Another group of critics believes that the “very small starts” sections of the guidelines, which would virtually automatically give them a “medium” rating, have so few requirements that they treat arterial-based BRT not much differently from traditional bus service. Under the rules, very small starts are defined as projects costing less than $50 million total and less than $3 million per mile (not including the vehicles). They also must be projected to have at least 3,000 passengers per average weekday and not include a new “fixed guideway” such as an exclusive bus lane or, in the case of a low-cost rail project, any new trackage. In addition, the operating costs of these projects cannot inflate the sponsoring agency’s existing operating budget by more than 5%. These critics do not want to see that the very small starts treatment does not skew the whole small starts program to lower-cost, arterial-type “microprojects” that consume the funding. Accordingly, they want to see this category limited to, say, no more than a quarter of all small starts funding.

Will more go it alone?
Yet another school of thought believes that even with the more streamlined process, small starts suffer from the same competition for scarce federal dollars that their bigger counterparts do, and thus the new rules will provide little relief to project sponsors. In fact, a growing number of both “big” and “small” start cities are “getting out of line” entirely and instead trying to implement these projects with only formula grants or bus grants from other programs such as highway grant transfers, or even with non-federal funding, such as state, local and even private funding sources.
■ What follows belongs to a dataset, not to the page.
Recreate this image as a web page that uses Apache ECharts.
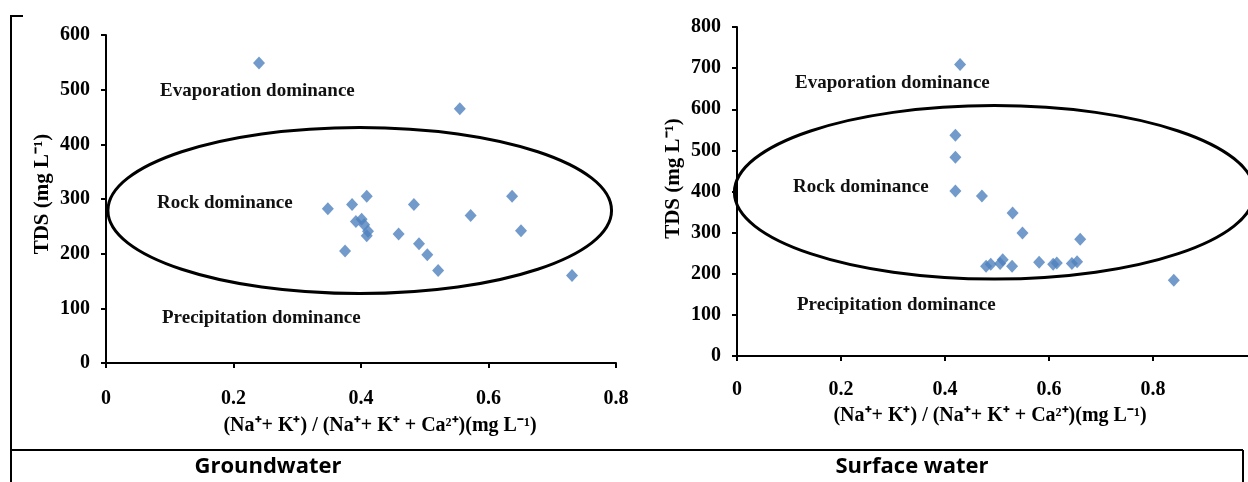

Many advocates of the small starts program, including some within the halls of Congress, believe that the program was “created for streetcars.” They tend to ignore many equally strident supporters of BRT and small rail projects as cost-effective change agents in commute patterns, with all the public-policy benefits that come with that result. However, if streetcar supporters can continue to sustain local support from the land developers and other stakeholders who want these projects, they might be well advised to use this support to find nonfederal funding. To continue to wish otherwise might be unrealistic in today’s fiscal and political climate.